[Material]
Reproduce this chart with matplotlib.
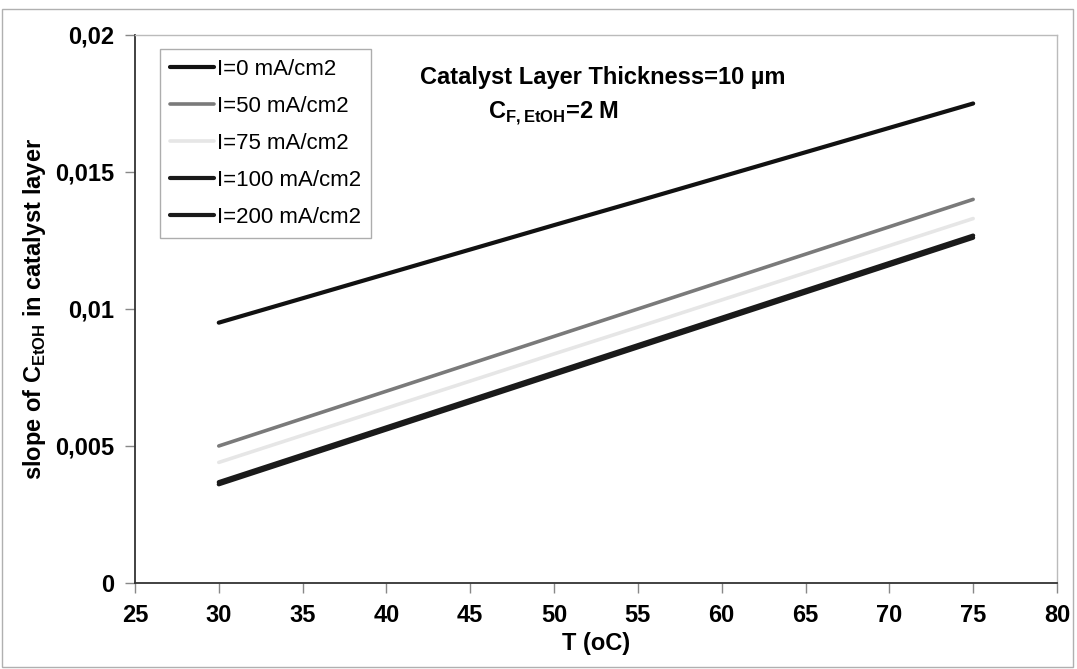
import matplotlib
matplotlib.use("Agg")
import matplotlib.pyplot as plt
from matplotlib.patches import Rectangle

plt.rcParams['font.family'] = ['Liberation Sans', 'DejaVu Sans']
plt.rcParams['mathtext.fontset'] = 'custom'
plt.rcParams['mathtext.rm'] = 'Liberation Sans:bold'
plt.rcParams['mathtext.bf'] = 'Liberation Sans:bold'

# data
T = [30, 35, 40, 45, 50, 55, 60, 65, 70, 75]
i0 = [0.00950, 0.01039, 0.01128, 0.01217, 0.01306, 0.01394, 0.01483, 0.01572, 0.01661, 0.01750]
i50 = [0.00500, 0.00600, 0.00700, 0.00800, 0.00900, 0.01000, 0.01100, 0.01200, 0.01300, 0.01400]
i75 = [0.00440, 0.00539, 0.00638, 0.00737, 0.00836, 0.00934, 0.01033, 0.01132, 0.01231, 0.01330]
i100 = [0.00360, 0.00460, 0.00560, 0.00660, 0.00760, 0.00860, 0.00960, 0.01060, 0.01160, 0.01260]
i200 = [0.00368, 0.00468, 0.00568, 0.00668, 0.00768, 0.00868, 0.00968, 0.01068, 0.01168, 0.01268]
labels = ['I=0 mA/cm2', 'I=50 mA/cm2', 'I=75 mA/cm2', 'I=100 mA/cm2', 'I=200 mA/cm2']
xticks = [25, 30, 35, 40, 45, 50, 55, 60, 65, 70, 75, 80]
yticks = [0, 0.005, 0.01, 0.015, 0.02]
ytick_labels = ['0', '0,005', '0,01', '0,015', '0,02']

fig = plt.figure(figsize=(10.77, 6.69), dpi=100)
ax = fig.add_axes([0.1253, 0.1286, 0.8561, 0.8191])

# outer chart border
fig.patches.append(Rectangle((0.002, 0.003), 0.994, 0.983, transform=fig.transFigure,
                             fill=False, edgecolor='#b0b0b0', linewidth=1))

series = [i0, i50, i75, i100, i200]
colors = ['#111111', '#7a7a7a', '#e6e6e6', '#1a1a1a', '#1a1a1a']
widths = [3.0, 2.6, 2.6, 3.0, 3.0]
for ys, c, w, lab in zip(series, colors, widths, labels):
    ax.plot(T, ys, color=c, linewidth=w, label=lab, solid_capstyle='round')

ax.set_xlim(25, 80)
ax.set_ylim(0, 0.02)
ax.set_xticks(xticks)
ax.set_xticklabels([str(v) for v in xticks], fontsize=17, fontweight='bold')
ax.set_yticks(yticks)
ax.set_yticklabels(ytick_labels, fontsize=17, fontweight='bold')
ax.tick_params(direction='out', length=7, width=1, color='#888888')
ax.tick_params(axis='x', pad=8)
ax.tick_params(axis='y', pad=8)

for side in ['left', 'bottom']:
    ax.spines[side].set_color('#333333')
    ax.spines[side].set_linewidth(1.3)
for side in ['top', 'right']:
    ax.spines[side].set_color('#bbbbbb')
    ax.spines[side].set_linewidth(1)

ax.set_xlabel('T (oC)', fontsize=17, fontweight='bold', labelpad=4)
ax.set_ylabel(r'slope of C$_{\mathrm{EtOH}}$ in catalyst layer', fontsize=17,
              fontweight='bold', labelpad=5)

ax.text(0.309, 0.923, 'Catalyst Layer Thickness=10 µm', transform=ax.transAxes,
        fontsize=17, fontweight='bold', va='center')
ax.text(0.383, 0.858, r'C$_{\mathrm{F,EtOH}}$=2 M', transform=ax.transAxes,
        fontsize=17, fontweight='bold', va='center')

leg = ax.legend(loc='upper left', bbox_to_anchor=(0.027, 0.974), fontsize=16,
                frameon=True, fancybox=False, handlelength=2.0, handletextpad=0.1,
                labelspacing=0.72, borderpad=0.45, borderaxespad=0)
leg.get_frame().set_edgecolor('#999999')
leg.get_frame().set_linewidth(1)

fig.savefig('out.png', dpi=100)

[Aim] Retype the whole listing exactly and leave the pictures out.

[Reply]
Reproduce this chart with matplotlib.
import matplotlib
matplotlib.use("Agg")
import matplotlib.pyplot as plt
from matplotlib.patches import Rectangle

plt.rcParams['font.family'] = ['Liberation Sans', 'DejaVu Sans']
plt.rcParams['mathtext.fontset'] = 'custom'
plt.rcParams['mathtext.rm'] = 'Liberation Sans:bold'
plt.rcParams['mathtext.bf'] = 'Liberation Sans:bold'

# data
T = [30, 35, 40, 45, 50, 55, 60, 65, 70, 75]
i0 = [0.00950, 0.01039, 0.01128, 0.01217, 0.01306, 0.01394, 0.01483, 0.01572, 0.01661, 0.01750]
i50 = [0.00500, 0.00600, 0.00700, 0.00800, 0.00900, 0.01000, 0.01100, 0.01200, 0.01300, 0.01400]
i75 = [0.00440, 0.00539, 0.00638, 0.00737, 0.00836, 0.00934, 0.01033, 0.01132, 0.01231, 0.01330]
i100 = [0.00360, 0.00460, 0.00560, 0.00660, 0.00760, 0.00860, 0.00960, 0.01060, 0.01160, 0.01260]
i200 = [0.00368, 0.00468, 0.00568, 0.00668, 0.00768, 0.00868, 0.00968, 0.01068, 0.01168, 0.01268]
labels = ['I=0 mA/cm2', 'I=50 mA/cm2', 'I=75 mA/cm2', 'I=100 mA/cm2', 'I=200 mA/cm2']
xticks = [25, 30, 35, 40, 45, 50, 55, 60, 65, 70, 75, 80]
yticks = [0, 0.005, 0.01, 0.015, 0.02]
ytick_labels = ['0', '0,005', '0,01', '0,015', '0,02']

fig = plt.figure(figsize=(10.77, 6.69), dpi=100)
ax = fig.add_axes([0.1253, 0.1286, 0.8561, 0.8191])

# outer chart border
fig.patches.append(Rectangle((0.002, 0.003), 0.994, 0.983, transform=fig.transFigure,
                             fill=False, edgecolor='#b0b0b0', linewidth=1))

series = [i0, i50, i75, i100, i200]
colors = ['#111111', '#7a7a7a', '#e6e6e6', '#1a1a1a', '#1a1a1a']
widths = [3.0, 2.6, 2.6, 3.0, 3.0]
for ys, c, w, lab in zip(series, colors, widths, labels):
    ax.plot(T, ys, color=c, linewidth=w, label=lab, solid_capstyle='round')

ax.set_xlim(25, 80)
ax.set_ylim(0, 0.02)
ax.set_xticks(xticks)
ax.set_xticklabels([str(v) for v in xticks], fontsize=17, fontweight='bold')
ax.set_yticks(yticks)
ax.set_yticklabels(ytick_labels, fontsize=17, fontweight='bold')
ax.tick_params(direction='out', length=7, width=1, color='#888888')
ax.tick_params(axis='x', pad=8)
ax.tick_params(axis='y', pad=8)

for side in ['left', 'bottom']:
    ax.spines[side].set_color('#333333')
    ax.spines[side].set_linewidth(1.3)
for side in ['top', 'right']:
    ax.spines[side].set_color('#bbbbbb')
    ax.spines[side].set_linewidth(1)

ax.set_xlabel('T (oC)', fontsize=17, fontweight='bold', labelpad=4)
ax.set_ylabel(r'slope of C$_{\mathrm{EtOH}}$ in catalyst layer', fontsize=17,
              fontweight='bold', labelpad=5)

ax.text(0.309, 0.923, 'Catalyst Layer Thickness=10 µm', transform=ax.transAxes,
        fontsize=17, fontweight='bold', va='center')
ax.text(0.383, 0.858, r'C$_{\mathrm{F,EtOH}}$=2 M', transform=ax.transAxes,
        fontsize=17, fontweight='bold', va='center')

leg = ax.legend(loc='upper left', bbox_to_anchor=(0.027, 0.974), fontsize=16,
                frameon=True, fancybox=False, handlelength=2.0, handletextpad=0.1,
                labelspacing=0.72, borderpad=0.45, borderaxespad=0)
leg.get_frame().set_edgecolor('#999999')
leg.get_frame().set_linewidth(1)

fig.savefig('out.png', dpi=100)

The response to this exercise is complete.